With the Zoetrope dream dead, Coppola has invested in another dream, a movie called Megalopolis. The story was floating around his mind even before Apocalypse Now and was a life-long passion project. He began writing it in the 1980s, and during the 1990s, he made films like Bram Stoker’s Dracula so he could get out of debt and fund Megalopolis. In 2001, the film was close to pre-production with actors being selected, and over 30 hours of B-footage being shot in New York City. The project was abandoned after 9/11 however and stayed dormant until finally in 2019 Megalopolis was once again announced to be in development.
What is Megalopolis? To this day we don’t know – though it is likely to come out either this year, or in the next. Coppola has hinted that the film would be a love story, but that it would also contain elements of science fiction, as the story would concern the battle between tradition and progress. It would be based on the Catilinarian conspiracy – a power struggle in Ancient Roman history – but the film would also have contemporary significance, being set in present-day New York. Someone close to the film has described it as ‘Julius Caesar meets Blade Runner’. Coppola has also released a list of books that inspired the film, including works by Francis Fukuyama, David Graeber and Hermann Hesse. If you don’t know what any of this means, then you are not alone. I suppose we’ll all have to wait until Megalopolis is released. The details look promising: the cast list includes a mix of up-and-coming actors like Adam Driver and Shia LeBeouf as well as old greats such as Dustin Hoffman and Jon Voight; the film is also entirely self-funded by Coppola himself and is said to use innovative new technology.
What happens with Megalopolis is anyone’s guess. However, in a way, it doesn’t matter whether the film is good or not. The important thing is that it is happening at all. One man’s artistic journey is coming to an end with a bang rather than a whimper. We can only hope that Coppola’s $100 million gamble pays off. Coppola’s dreams of American Zoetrope, of a filmmaker’s utopia, may not have panned out like he wanted. But we can’t say that his approach has been a failure.

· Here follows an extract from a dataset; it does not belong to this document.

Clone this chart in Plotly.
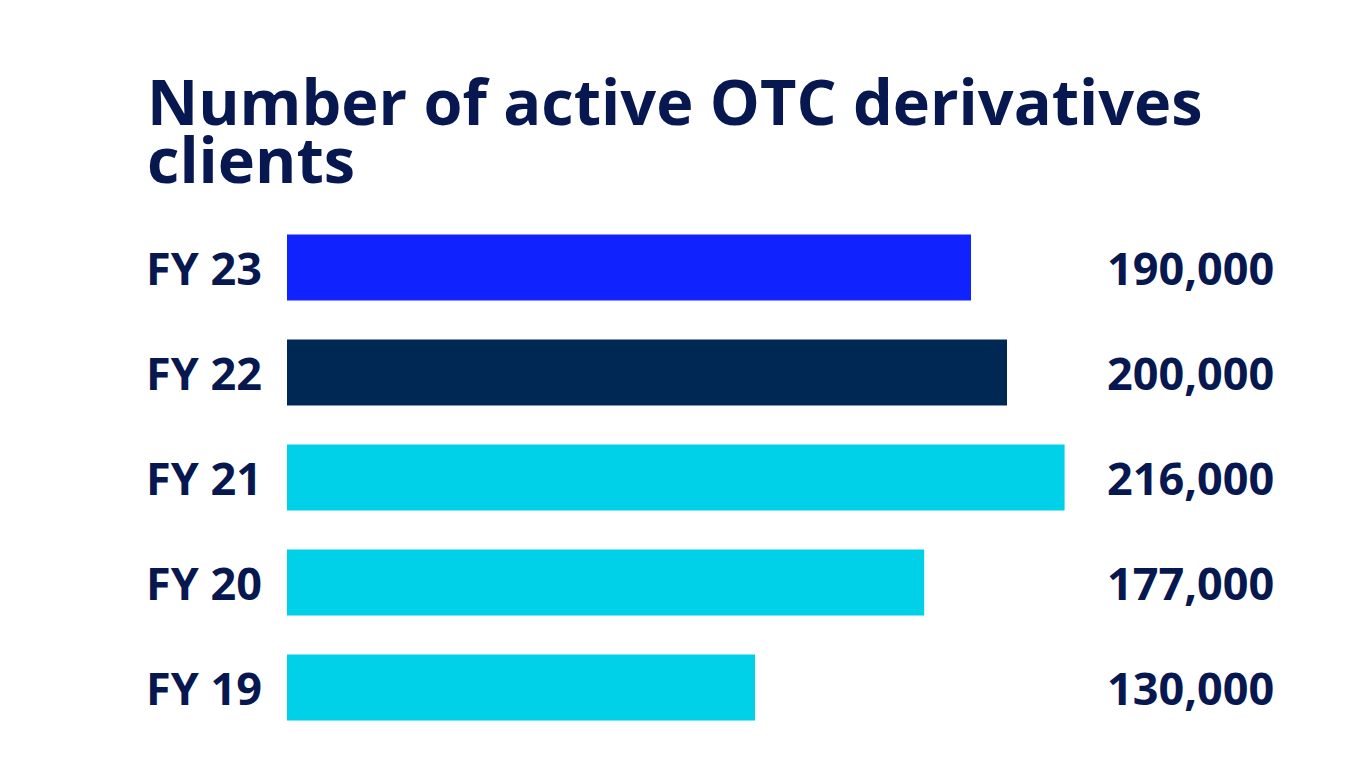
import plotly.graph_objects as go

categories = ["FY 19", "FY 20", "FY 21", "FY 22", "FY 23"]
values = [130000, 177000, 216000, 200000, 190000]
value_labels = ["130,000", "177,000", "216,000", "200,000", "190,000"]
colors = ["#00d0e8", "#00d0e8", "#00d0e8", "#002855", "#1023ff"]
title_lines = ["Number of active OTC derivatives", "clients"]

TXT = "#07174f"
FONT = "Open Sans"

fig = go.Figure(go.Bar(
    y=categories, x=values, orientation="h",
    marker=dict(color=colors, line=dict(width=0)),
    hoverinfo="skip",
))

W, H = 1367, 780
ml, mr, mt, mb = 287, 95, 215, 40
plot_w = W - ml - mr
plot_h = H - mt - mb

annotations = []
for c, lab in zip(categories, value_labels):
    annotations.append(dict(
        x=1 + 4 / plot_w, xref="paper", y=c, yref="y", text=lab, showarrow=False,
        xanchor="right", yanchor="middle",
        font=dict(family=FONT, size=45, color=TXT, weight="bold"),
    ))
    annotations.append(dict(
        x=(144 - ml) / plot_w, xref="paper", y=c, yref="y", text=c, showarrow=False,
        xanchor="left", yanchor="middle",
        font=dict(family=FONT, size=45, color=TXT, weight="bold"),
    ))

# title lines, positioned by their vertical centres (in pixels from top)
for line, cy in zip(title_lines, [100, 158]):
    annotations.append(dict(
        x=(145 - ml) / plot_w, xref="paper",
        y=1 + (mt - cy) / plot_h, yref="paper",
        text=line, showarrow=False, xanchor="left", yanchor="middle",
        height=56, valign="middle",
        font=dict(family=FONT, size=63, color=TXT, weight="bold"),
    ))

fig.update_layout(
    width=W, height=H,
    margin=dict(l=ml, r=mr, t=mt, b=mb),
    paper_bgcolor="white", plot_bgcolor="white",
    bargap=0.37,
    showlegend=False,
    xaxis=dict(range=[0, plot_w / 3.6 * 1000], visible=False, fixedrange=True),
    yaxis=dict(range=[-0.5, 4.5], visible=False, fixedrange=True),
    annotations=annotations,
)

fig.write_html("out.html", post_script="document.body.style.margin='0';",
               config={"displayModeBar": False})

In Whit Stillman’s Metropolitan, two characters debate agrarian socialism. ‘Fourierism was tried in the 19th century and failed – wasn’t Brook Farm Fourierist? – it failed,’ says the sceptic. ‘That’s debatable,’ replies the believer. ‘Whether Brook Farm failed?’ the sceptic asks again. ‘That it ceased to exist I’ll grant you, but whether it was a failure I don’t think can be definitely said,’ comes the reply. I think that’s right. American Zoetrope didn’t fail, it ceased to exist. And Megalopolis won’t fail either, because its very existence is success.